State Sen. Jason Rarick (R-Brook Park) thinks breaking up Minnesota’s Department of Human Services into smaller agencies is the “only reasonable option” and highlighted just how enormous the scandal-plagued agency really is in a new letter.
“DHS is the state’s largest agency, responsible for $18 billion and almost 7,000 employees. Along with the Department of Education, DHS also has arguably the state’s most important mission. It runs the programs that support some of our most vulnerable citizens. Programs like Minnesota’s Medicaid and Medicare programs, which cover 1.2 million residents — that’s 22 percent of Minnesotans!” Rarick wrote in a recent letter to his constituents.
In addition to Medicare and Medicaid, the agency oversees the Child Care Assistance Program, food stamps, child protection and foster care, housing assistance, and support for individuals with alcohol and drug addictions.
“In general, that’s fine. Most Minnesotans are happy to provide support for people who truly need help, but we also expect these programs to operate effectively and efficiently,” said Rarick. “It’s a perfectly reasonable expectation, but one at which the Department of Human Services is utterly and miserably failing.”
As proof, Rarick pointed to a long list of mistakes reported in the agency in the month of November alone.
“In just November, we have learned that the agency has habitually been violating state contract law to award more than 1800 illegal contracts last year alone. We have learned that DHS illegally instructed counties and Indian tribes to claw back $727,000 in overpayments to poor people, which must now be returned,” he said. “We have learned a DHS screw up led to $624,000 in improper county payments to foster homes that didn’t meet federal background check requirements. And we have learned of an additional $22 million in illegal payments that must be repaid to the federal government, including $13 million that occurred even after the mistake was discovered.”

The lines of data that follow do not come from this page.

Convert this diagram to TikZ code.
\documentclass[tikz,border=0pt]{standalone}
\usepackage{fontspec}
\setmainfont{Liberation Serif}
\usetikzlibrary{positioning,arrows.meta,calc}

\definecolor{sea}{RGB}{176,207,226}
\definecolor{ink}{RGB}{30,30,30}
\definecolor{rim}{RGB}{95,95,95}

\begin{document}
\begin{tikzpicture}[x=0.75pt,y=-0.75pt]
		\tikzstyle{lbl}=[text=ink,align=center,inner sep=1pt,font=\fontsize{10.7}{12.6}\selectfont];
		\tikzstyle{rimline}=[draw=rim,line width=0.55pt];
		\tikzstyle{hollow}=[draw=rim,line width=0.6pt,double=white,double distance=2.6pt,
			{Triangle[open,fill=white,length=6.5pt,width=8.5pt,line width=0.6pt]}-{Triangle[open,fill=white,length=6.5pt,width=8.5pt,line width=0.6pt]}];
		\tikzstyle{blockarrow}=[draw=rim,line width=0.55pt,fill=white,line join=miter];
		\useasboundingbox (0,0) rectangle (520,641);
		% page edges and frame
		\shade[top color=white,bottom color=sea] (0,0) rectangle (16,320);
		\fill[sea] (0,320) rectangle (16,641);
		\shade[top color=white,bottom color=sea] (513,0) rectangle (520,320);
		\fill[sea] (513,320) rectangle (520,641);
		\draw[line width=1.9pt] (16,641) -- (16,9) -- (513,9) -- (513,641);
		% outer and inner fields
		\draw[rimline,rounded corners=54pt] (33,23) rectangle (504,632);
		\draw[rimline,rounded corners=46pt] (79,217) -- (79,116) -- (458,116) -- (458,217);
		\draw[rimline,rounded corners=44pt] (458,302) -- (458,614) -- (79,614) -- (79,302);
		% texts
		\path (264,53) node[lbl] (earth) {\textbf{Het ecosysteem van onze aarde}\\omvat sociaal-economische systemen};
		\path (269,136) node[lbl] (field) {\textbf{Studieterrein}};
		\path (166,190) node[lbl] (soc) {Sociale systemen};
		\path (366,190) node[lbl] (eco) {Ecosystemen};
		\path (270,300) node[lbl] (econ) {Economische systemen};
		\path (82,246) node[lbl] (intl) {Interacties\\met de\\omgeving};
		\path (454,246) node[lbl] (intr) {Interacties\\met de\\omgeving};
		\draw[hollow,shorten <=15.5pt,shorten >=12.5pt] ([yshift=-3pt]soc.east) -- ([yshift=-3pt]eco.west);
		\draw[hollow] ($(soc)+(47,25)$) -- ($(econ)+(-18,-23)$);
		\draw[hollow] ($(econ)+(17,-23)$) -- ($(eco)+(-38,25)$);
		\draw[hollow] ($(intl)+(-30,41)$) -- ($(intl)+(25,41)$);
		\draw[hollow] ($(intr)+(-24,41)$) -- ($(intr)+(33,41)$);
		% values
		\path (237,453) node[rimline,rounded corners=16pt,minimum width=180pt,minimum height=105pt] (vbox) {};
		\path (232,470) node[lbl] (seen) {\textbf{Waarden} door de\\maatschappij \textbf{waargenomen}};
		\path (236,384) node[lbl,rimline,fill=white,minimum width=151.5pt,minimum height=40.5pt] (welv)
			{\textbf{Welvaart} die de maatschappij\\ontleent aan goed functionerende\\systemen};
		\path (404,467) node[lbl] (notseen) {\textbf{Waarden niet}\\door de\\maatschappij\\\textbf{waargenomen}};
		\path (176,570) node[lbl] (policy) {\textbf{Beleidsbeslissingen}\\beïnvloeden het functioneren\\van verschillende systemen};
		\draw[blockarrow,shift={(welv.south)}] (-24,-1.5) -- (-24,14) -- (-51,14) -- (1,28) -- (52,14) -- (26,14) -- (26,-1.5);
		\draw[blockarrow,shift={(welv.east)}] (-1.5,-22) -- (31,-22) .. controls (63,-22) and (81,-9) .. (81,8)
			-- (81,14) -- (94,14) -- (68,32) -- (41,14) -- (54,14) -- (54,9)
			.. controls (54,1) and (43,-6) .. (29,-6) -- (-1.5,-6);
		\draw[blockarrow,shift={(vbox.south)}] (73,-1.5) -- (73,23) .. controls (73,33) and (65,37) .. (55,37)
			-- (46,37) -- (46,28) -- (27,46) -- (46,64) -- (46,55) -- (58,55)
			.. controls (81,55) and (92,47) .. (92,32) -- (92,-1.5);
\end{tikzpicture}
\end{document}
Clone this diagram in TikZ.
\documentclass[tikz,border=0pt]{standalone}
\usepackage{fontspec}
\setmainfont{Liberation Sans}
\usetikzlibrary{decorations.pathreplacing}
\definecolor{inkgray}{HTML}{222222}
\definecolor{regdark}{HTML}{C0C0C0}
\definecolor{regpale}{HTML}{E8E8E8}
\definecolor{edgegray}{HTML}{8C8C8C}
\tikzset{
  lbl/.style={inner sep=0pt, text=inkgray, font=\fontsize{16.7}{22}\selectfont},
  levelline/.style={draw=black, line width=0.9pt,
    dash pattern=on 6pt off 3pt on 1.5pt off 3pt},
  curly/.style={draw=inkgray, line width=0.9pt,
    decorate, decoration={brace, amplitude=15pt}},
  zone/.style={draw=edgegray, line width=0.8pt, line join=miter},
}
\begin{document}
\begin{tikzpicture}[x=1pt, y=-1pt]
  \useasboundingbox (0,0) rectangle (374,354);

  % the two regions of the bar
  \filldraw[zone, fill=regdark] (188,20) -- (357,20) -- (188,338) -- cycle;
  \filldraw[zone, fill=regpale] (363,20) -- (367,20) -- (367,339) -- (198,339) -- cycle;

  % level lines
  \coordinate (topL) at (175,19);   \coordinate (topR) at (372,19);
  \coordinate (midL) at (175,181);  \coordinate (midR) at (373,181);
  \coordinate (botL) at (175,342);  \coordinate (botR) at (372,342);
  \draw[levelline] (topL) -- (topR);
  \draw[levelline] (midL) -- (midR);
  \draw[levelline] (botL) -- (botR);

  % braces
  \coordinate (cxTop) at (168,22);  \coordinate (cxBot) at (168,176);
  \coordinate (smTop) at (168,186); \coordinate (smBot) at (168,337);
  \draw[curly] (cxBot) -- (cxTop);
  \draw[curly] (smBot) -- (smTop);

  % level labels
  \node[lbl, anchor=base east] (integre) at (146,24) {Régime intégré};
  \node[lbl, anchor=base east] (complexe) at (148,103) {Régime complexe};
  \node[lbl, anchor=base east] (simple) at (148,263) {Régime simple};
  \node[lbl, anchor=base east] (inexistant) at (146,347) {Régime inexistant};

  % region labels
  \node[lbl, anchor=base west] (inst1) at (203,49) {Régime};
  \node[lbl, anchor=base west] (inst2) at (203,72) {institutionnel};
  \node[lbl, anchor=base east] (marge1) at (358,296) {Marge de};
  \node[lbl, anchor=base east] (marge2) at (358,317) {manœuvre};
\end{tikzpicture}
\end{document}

The proposal to break up the agency into smaller components isn’t a novel idea, but it regained some traction after former Acting DHS Commissioner Pam Wheelock recommended doing so. In a parting email sent to staff members in August, Wheelock suggested separating the agency’s health care programs from its other responsibilities.
Sen. Rich Draheim (R-Madison Lake) said he will author legislation to break up the department when lawmakers return for session in February. Under his plan, the agency would be split up based on issue areas, he told KEYC earlier this year.
“While there might be different ideas on how we can specifically separate the department, there is a shared, bipartisan goal of doing so,” he said.
Gov. Tim Walz said he’s open to the idea, but has faced criticism from Republicans for his lack of interest in addressing the agency’s woes.
“In fact, rather than address these problems head on, Gov. Walz seems disinterested. We’ve asked him to engage and help us fix the department, but instead he has placed his priorities elsewhere – like his newly-formed sub-cabinet to fight climate change. That’s not good enough,” said Rarick, who previously served in the Minnesota House and was elected to the Senate after defeating Democrat Stu Lourey in a special election in February.
“The agency is simply too big, with too many important programs, too many moving parts, and too much bureaucracy,” his letter concluded. “Which is why the only logical step is to break it up into smaller, more manageable departments.”